In today’s diverse workplaces, fairness and inclusivity aren’t just buzzwords; they are expectations. Yet, even with the best intentions, unconscious biases can quietly influence who gets recognized and rewarded. These biases aren’t always obvious. In fact, most of the time, they happen without anyone realizing it. But their impact is real, shaping employee morale, engagement, and the overall workplace culture.
In this blog, we’ll walk through seven common unconscious bias examples that often show up in employee recognition. More importantly, we’ll look at practical, easy-to-apply ways to avoid them. And no, this isn’t about throwing around jargon; it’s about simple, actionable steps. We’ll also see how modern engagement tools can make recognition more balanced, ensuring that every contribution counts and every voice feels valued.
Affinity bias is when we naturally gravitate toward recognizing people who remind us of ourselves, maybe they share a similar background, interests, or personality style. It’s human nature to feel more connected to those we relate to, but in the workplace,
it can quietly sideline others.
When praise flows mainly to the “inner circle,” cliques form, and talented people outside that group can feel invisible. Over time, this lack of acknowledgment chips away at trust and morale. A good way to counter this is by using peer-to-peer recognition tools that make it easy to celebrate contributions across departments and teams, not just in your comfort zone.
If a person is known as a “top performer,” they might keep getting praise even if others are doing equally great work. On the flip side, someone who doesn’t fit that image, maybe they’re new or more reserved, can be overlooked, no matter how strong their results.
To break this cycle, recognition programs should focus on specific, measurable actions rather than past labels, with input from a variety of colleagues to keep things balanced.
The halo effect is when one great trait overshadows everything else, while the horn effect does the same with a flaw.
An outgoing employee might receive extra credit just because they’re friendly and visible, even if quieter teammates contribute just as much. On the other hand, one small mistake could cause someone to be unfairly overlooked for months.
Recognition systems that gather feedback from multiple sources and highlight different types of achievements can help prevent these “all or nothing” judgments.
Gender bias in recognition may not always be blatant, but it’s still common. Women, for example, can receive less visible praise, even when their performance matches or exceeds that of male colleagues.
Sometimes it’s tied to outdated assumptions, valuing certain leadership styles or skills more because they align with gender stereotypes.
Attribution bias happens when success or failure is linked to assumptions rather than actual evidence. For instance, the achievements of someone from a marginalized group may be brushed off as luck, while any misstep is blamed on personal shortcomings.
On the other hand, employees who are more favored might get full credit for team successes and have their mistakes overlooked.
A fair approach is to use recognition systems based on measurable, transparent criteria and to review them regularly to avoid such skewed judgments.

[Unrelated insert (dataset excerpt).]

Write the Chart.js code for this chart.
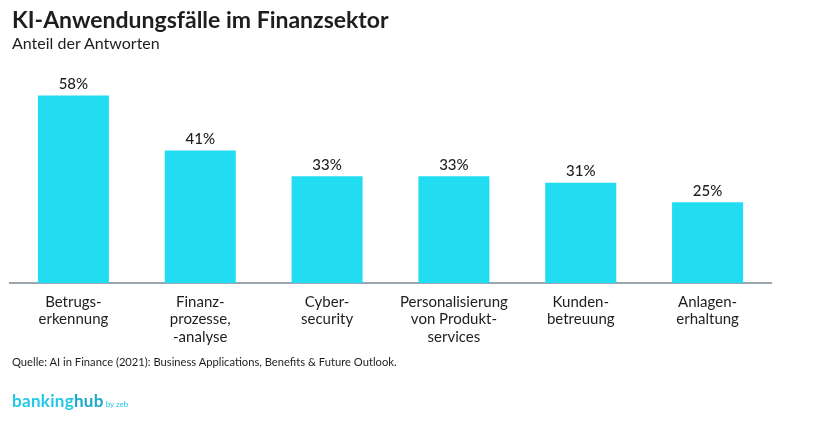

Conformity bias rewards those who match the dominant culture or thinking style while sidelining those who bring new or challenging perspectives. People who agree with the majority may be praised more, even if their contributions aren’t especially innovative.
Meanwhile, employees who question existing practices or introduce fresh ideas can be overlooked or criticized, which can harm creativity and morale.
Recognition should highlight a range of contributions, including those that challenge norms, to truly value innovation and originality.
Recency bias happens when recent actions get more recognition than long-term consistent performance. Employees who achieve something noticeable right before a review may receive more praise, while steady, reliable contributors fade into the background.
To counter this, organizations can use real-time recognition programs that celebrate both ongoing efforts and standout moments, ensuring everyone’s work is acknowledged fairly throughout the year.
The examples of unconscious bias we’ve explored show just how quickly fairness can fade into the background. But they also highlight something positive; there’s plenty we can do to keep recognition balanced and inclusive.
When recognition comes from many directions, not just a single manager, it gives more people a chance to notice and celebrate the variety of contributions across the team.
Clear, objective criteria help recognition stay focused on the work itself, not on personal preferences or assumptions. Spreading recognition responsibilities more widely also lessens the influence of biased impressions.
Anonymous feedback and tools that flag gaps in recognition can make hidden patterns visible, giving leaders a chance to address them early. And when recognition data is shared openly and regularly, it builds trust while keeping everyone accountable.
This isn’t about removing the human touch. It’s about giving that human touch the support of systems designed to create an equitable culture, one where every employee feels seen, valued, and motivated to give their best.
When recognition is consistent, transparent, and guided by data, it stops relying on subjective impressions and starts reflecting real contributions. This shift not only limits bias but also strengthens trust and engagement across teams.